# Really nice flounder



## gr8tobagatr (Jul 25, 2008)

We got this flounder on Johnson beach back in June. He was sitting in water so shallow, his back was almost dry.(maybe that's stretching it a bit. about 6 inches deep) That's my son in the pic.


----------



## 2112 (May 4, 2008)

Picture is incorrect file format and will not open. Sure would like to see.


----------



## Garbo (Oct 2, 2007)

Yep, you are dead on, that is a very nice flounder. Congrats.


----------



## Longbeard (Apr 24, 2008)

that is a good flounder very nice


----------



## Midnight Rider (Sep 30, 2007)

That is a nice one


----------



## FlounderAssassin (Sep 28, 2007)

good one!!!


----------



## X-Shark (Oct 3, 2007)

That is a nice fat one, but it was a PITA to open the file.

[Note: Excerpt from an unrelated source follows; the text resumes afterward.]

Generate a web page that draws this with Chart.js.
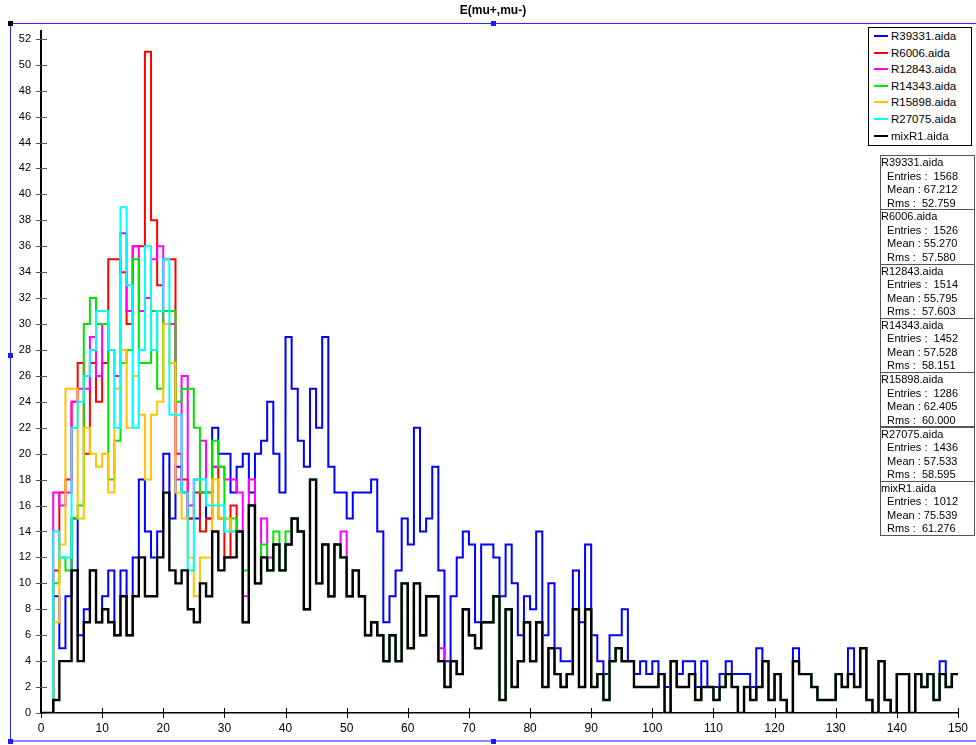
<!DOCTYPE html>
<html>
<head>
<meta charset="utf-8">
<title>E(mu+,mu-)</title>
<script src="https://cdn.jsdelivr.net/npm/chart.js@4.4.1/dist/chart.umd.min.js"></script>
<style>
  body { margin: 0; background: #fff; font-family: "Liberation Sans", Arial, sans-serif; }
  #wrap { position: relative; width: 976px; height: 745px; overflow: hidden; }
  #histChart { position: absolute; left: 0; top: 0; }
  #title { position: absolute; left: 0; width: 986px; top: 3px; text-align: center; font-size: 12px; font-weight: bold; color: #000; }
  .fline { position: absolute; background: #2a2aff; }
  .knob { position: absolute; width: 5px; height: 5px; background: #1a1aff; }
  #legend { position: absolute; left: 868px; top: 27px; width: 102px; height: 117px; border: 1px solid #000; background: #fff; font-size: 11.5px; }
  #legend .row { position: relative; height: 16.6px; line-height: 16.6px; }
  #legend .swatch { position: absolute; left: 5px; top: 7px; width: 14px; height: 2px; }
  #legend .lbl { position: absolute; left: 22px; top: 0; white-space: nowrap; }
  .stat { position: absolute; left: 880px; width: 93px; height: 53.3px; border: 1px solid #555; background: #fff; font-size: 11px; line-height: 13.5px; white-space: pre; color: #000; }
</style>
</head>
<body>
<div id="wrap">
  <canvas id="histChart" width="976" height="745"></canvas>
  <div id="title">E(mu+,mu-)</div>
  <div class="fline" style="left:10px; top:23px; width:966px; height:1px;"></div>
  <div class="fline" style="left:10px; top:23px; width:1px; height:718px;"></div>
  <div class="fline" style="left:10px; top:740px; width:966px; height:2px; background:#8a8aff;"></div>
  <div class="knob" style="left:8px; top:21px; background:#000;"></div>
  <div class="knob" style="left:491px; top:21px;"></div>
  <div class="knob" style="left:8px; top:353px;"></div>
  <div class="knob" style="left:8px; top:739px;"></div>
  <div class="knob" style="left:491px; top:739px;"></div>
  <div id="legend"></div>
  <div id="stats"></div>
</div>
<script>
// 各ランのヒストグラム (bin幅 1, 0〜150)
var labels = ["R39331.aida", "R6006.aida", "R12843.aida", "R14343.aida", "R15898.aida", "R27075.aida", "mixR1.aida"];
var colors = ["#0000ff", "#ff0000", "#ff00ff", "#00e800", "#ffc300", "#00ffff", "#000000"];

var r39331 = [0,0,9,5,9,15,6,8,11,7, 9,11,6,11,6,12,18,14,12,14, 20,15,19,17,15,15,17,15,22,20, 20,17,19,20,17,20,21,24,20,17,
  29,25,21,19,25,22,29,19,17,17, 15,17,17,17,18,14,7,9,11,15, 13,22,14,15,19,11,4,9,12,14, 13,7,13,13,12,9,13,10,6,9,
  8,14,6,10,5,4,4,11,7,13, 6,4,3,6,6,8,4,3,4,3, 4,3,2,4,3,4,4,2,4,2, 2,3,4,3,3,3,2,5,4,1,
  3,1,0,5,3,3,2,1,1,1, 3,2,5,2,5,1,0,4,1,0, 3,3,0,3,2,3,1,4,2,3];
var r6006 = [0,0,11,17,18,24,27,20,27,24, 27,35,35,34,30,36,36,51,38,33, 35,35,20,18,15,17,14,15,19,15, 12,16,14,7,16,10,12,11,13,11,
  13,15,14,8,18,10,13,9,13,12, 9,11,9,6,7,6,4,6,4,10, 5,10,6,9,9,4,2,4,3,8, 6,5,7,7,9,1,8,2,4,7,
  4,7,2,5,3,2,3,8,2,8, 2,3,1,4,5,4,4,2,2,2, 2,3,0,4,2,2,3,1,2,2, 1,2,3,2,0,2,1,2,4,1,
  3,1,0,4,3,3,2,1,1,1, 3,2,3,2,5,1,0,4,1,0, 3,3,0,3,2,3,1,3,2,3];
var r12843 = [0,0,17,16,17,24,25,25,29,26, 30,28,26,37,31,36,31,32,35,36, 30,30,18,26,16,18,21,17,19,19, 18,18,17,9,18,10,15,12,13,11,
  13,15,14,8,18,10,13,9,13,14, 9,11,9,6,7,6,4,6,4,10, 5,10,6,9,9,5,2,4,3,8, 6,5,7,7,9,1,8,2,4,7,
  4,7,2,5,3,2,3,8,2,8, 2,3,1,4,5,4,4,2,2,2, 2,3,0,4,2,2,3,1,2,2, 1,2,3,2,0,2,1,2,4,1,
  3,1,0,4,3,3,2,1,1,1, 3,2,3,2,5,1,0,4,1,0, 3,3,0,3,2,3,1,3,2,3];
var r14343 = [0,0,10,12,11,15,16,30,32,30, 30,18,21,27,28,35,27,27,31,25, 31,31,24,25,25,22,17,17,21,19, 15,15,14,11,16,10,13,11,14,11,
  14,15,14,8,18,10,13,9,13,12, 9,11,9,6,7,6,4,6,4,10, 5,10,6,9,9,4,2,4,3,8, 6,5,7,7,9,1,8,2,4,7,
  4,7,2,5,3,2,3,8,2,8, 2,3,1,4,5,4,4,2,2,2, 2,3,0,4,2,2,3,1,2,2, 1,2,3,2,0,2,1,2,4,1,
  3,1,0,4,3,3,2,1,1,1, 3,2,3,2,5,1,0,4,1,0, 3,3,0,3,2,3,1,3,2,3];
var r15898 = [0,0,7,13,25,25,15,22,20,19, 20,17,25,28,22,26,23,18,23,24, 30,27,17,15,12,9,12,12,18,15, 15,14,14,7,16,10,12,11,13,11,
  13,15,14,8,18,10,13,9,13,12, 9,11,9,6,7,6,4,6,4,10, 5,10,6,9,9,4,2,4,3,8, 6,5,7,7,9,1,8,2,4,7,
  4,7,2,5,3,2,3,8,2,8, 2,3,1,4,5,4,4,2,2,2, 2,3,0,4,2,2,3,1,2,2, 1,2,3,2,0,2,1,2,4,1,
  3,1,0,4,3,3,2,1,1,1, 3,2,3,2,5,1,0,4,1,0, 3,3,0,3,2,3,1,3,2,3];
var r27075 = [0,0,14,12,12,22,24,26,28,31, 31,28,22,39,33,22,28,36,28,31, 35,23,23,17,11,18,18,16,16,16, 14,14,14,7,16,10,12,11,13,11,
  13,15,14,8,18,10,13,9,13,12, 9,11,9,6,7,6,4,6,4,10, 5,10,6,9,9,4,2,4,3,8, 6,5,7,7,9,1,8,2,4,7,
  4,7,2,5,3,2,3,8,2,8, 2,3,1,4,5,4,4,2,2,2, 2,3,0,4,2,2,3,1,2,2, 1,2,3,2,0,2,1,2,4,1,
  3,1,0,4,3,3,2,1,1,1, 3,2,3,2,5,1,0,4,1,0, 3,3,0,3,2,3,1,3,2,3];
var mixR1 = [0,0,1,4,4,11,4,7,11,7, 8,7,6,9,6,9,12,9,9,12, 17,11,10,11,8,7,10,9,14,11, 12,12,14,7,16,10,12,11,13,11,
  13,15,14,8,18,10,13,9,13,12, 9,11,9,6,7,6,4,6,4,10, 5,10,6,9,9,4,2,4,3,8, 6,5,7,7,9,1,8,2,4,7,
  4,7,2,5,3,2,3,8,2,8, 2,3,1,4,5,4,4,2,2,2, 2,3,0,4,2,2,3,1,2,2, 1,2,3,2,0,2,1,2,4,1,
  3,1,0,4,3,3,2,1,1,1, 3,2,3,2,5,1,0,4,1,0, 3,3,0,3,2,3,1,3,2,3];

// 統計ボックス
var entries = [1568, 1526, 1514, 1452, 1286, 1436, 1012];
var means = ["67.212", "55.270", "55.795", "57.528", "62.405", "57.533", "75.539"];
var rmsValues = ["52.759", "57.580", "57.603", "58.151", "60.000", "58.595", "61.276"];

var series = [r39331, r6006, r12843, r14343, r15898, r27075, mixR1];
var xTicks = [0, 10, 20, 30, 40, 50, 60, 70, 80, 90, 100, 110, 120, 130, 140, 150];
var yTicks = [0, 2, 4, 6, 8, 10, 12, 14, 16, 18, 20, 22, 24, 26, 28, 30, 32, 34, 36, 38, 40, 42, 44, 46, 48, 50, 52];

// bin i -> 点 (i, v) 、最後のbinを閉じる点を足す
function toSteps(values) {
  var pts = values.map(function(v, i) { return { x: i, y: v }; });
  pts.push({ x: values.length, y: values[values.length - 1] });
  return pts;
}

var datasets = series.map(function(values, i) {
  return {
    label: labels[i],
    data: toSteps(values),
    borderColor: colors[i],
    backgroundColor: colors[i],
    borderWidth: i == 6 ? 2.4 : 2,
    stepped: 'before',
    pointRadius: 0,
    fill: false,
    order: 6 - i
  };
});

// 軸をまたぐ目盛り線
var crossTicks = {
  id: 'crossTicks',
  afterDraw: function(chart) {
    var ctx = chart.ctx;
    var xs = chart.scales.x;
    var ys = chart.scales.y;
    ctx.save();
    ctx.lineWidth = 1;
    ctx.strokeStyle = '#555';
    ys.ticks.forEach(function(t) {
      var py = Math.round(ys.getPixelForValue(t.value)) + 0.5;
      ctx.beginPath();
      ctx.moveTo(ys.right - 5, py);
      ctx.lineTo(ys.right + 6, py);
      ctx.stroke();
    });
    ctx.strokeStyle = '#000';
    xs.ticks.forEach(function(t) {
      var px = Math.round(xs.getPixelForValue(t.value)) + 0.5;
      ctx.beginPath();
      ctx.moveTo(px, xs.top - 5);
      ctx.lineTo(px, xs.top + 5);
      ctx.stroke();
    });
    ctx.restore();
  }
};

Chart.defaults.font.family = '"Liberation Sans", Arial, sans-serif';

var ctx = document.getElementById("histChart");
var histChart = new Chart(ctx, {
  type: 'line',
  data: { datasets: datasets },
  options: {
    responsive: false,
    animation: false,
    layout: { padding: { top: 31, right: 16, left: 0, bottom: 0 } },
    plugins: {
      legend: { display: false },
      tooltip: { enabled: false }
    },
    scales: {
      x: {
        type: 'linear',
        min: 0,
        max: 150,
        afterFit: function(scale) { scale.height = 32; },
        afterBuildTicks: function(scale) {
          scale.ticks = xTicks.map(function(v) { return { value: v }; });
        },
        grid: { display: false, drawTicks: false },
        border: { color: '#000', width: 1.5 },
        ticks: { color: '#000', font: { size: 12 }, padding: 8, maxRotation: 0, autoSkip: false }
      },
      y: {
        min: 0,
        max: 52.6,
        afterFit: function(scale) { scale.width = 41; },
        afterBuildTicks: function(scale) {
          scale.ticks = yTicks.map(function(v) { return { value: v }; });
        },
        grid: { display: false, drawTicks: false },
        border: { color: '#000', width: 2 },
        ticks: { color: '#000', font: { size: 11 }, padding: 10, autoSkip: false }
      }
    }
  },
  plugins: [crossTicks]
});

// 凡例
var legend = document.getElementById("legend");
labels.forEach(function(name, i) {
  var row = document.createElement("div");
  row.className = "row";
  row.innerHTML = '<span class="swatch" style="background:' + colors[i] + '"></span><span class="lbl">' + name + '</span>';
  legend.appendChild(row);
});

// 統計ボックス
var stats = document.getElementById("stats");
labels.forEach(function(name, i) {
  var box = document.createElement("div");
  box.className = "stat";
  box.style.top = (155 + i * 54.3) + "px";
  box.textContent = name + "\n  Entries :  " + entries[i] + "\n  Mean : " + means[i] + "\n  Rms :  " + rmsValues[i];
  stats.appendChild(box);
});
</script>
</body>
</html>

Get yourself a Free PhotoBucket account and upload your pixs there.



Then copy and paste the 4th line under the pix on PhotoBucket and paste it on the forum page. The pix will be on the forum page and we will not have to do all that jumping around.


----------



## Death From Above (Sep 28, 2007)

Wow!! That is a good one. :clap


----------



## BIG JOHN (Aug 13, 2008)

I'm new to the forum and can not open the pic. Can you tell me how big it was. I gig in the Mobile area with a buddy out of a 16' homemade butt nose much like a stauter built. We have had fair successup until recently until the rain which has muddied just about all of our spots. Can anyone of you guys tell me if ya'll flounder in rivers. Been thinking about hitting the Tensaw Delta but I'm looking for some advice.


----------



## Five Prongs Of Fury (Apr 15, 2008)

Nice fish!!! Did yall happen to weigh him?


----------



## Corpsman (Oct 3, 2007)




----------



## johnboatjosh (May 19, 2008)

Nice Fish!:bowdown:clap


----------



## Shiznik (Feb 24, 2008)

Thats a perfect Flounder if you ask me. I miss those from the Gulf wadeing. Great job! What did it weigh?


----------



## wirenut (Sep 30, 2007)

Very nice


----------



## whitebc13 (Aug 5, 2008)

Very nice fish:clap:clap


----------



## gr8tobagatr (Jul 25, 2008)

This fish was 24 1/2" inches long, but I didn't weigh it. It was, however, the fattest flounder I've ever seen. And he tasted very fine with some crab meat stuffing between his fillets.

Bob W


----------



## Fuhrer48 (Oct 2, 2007)

that thing is a slob


----------



## Huntinman (Aug 12, 2008)

Nice Fish!


----------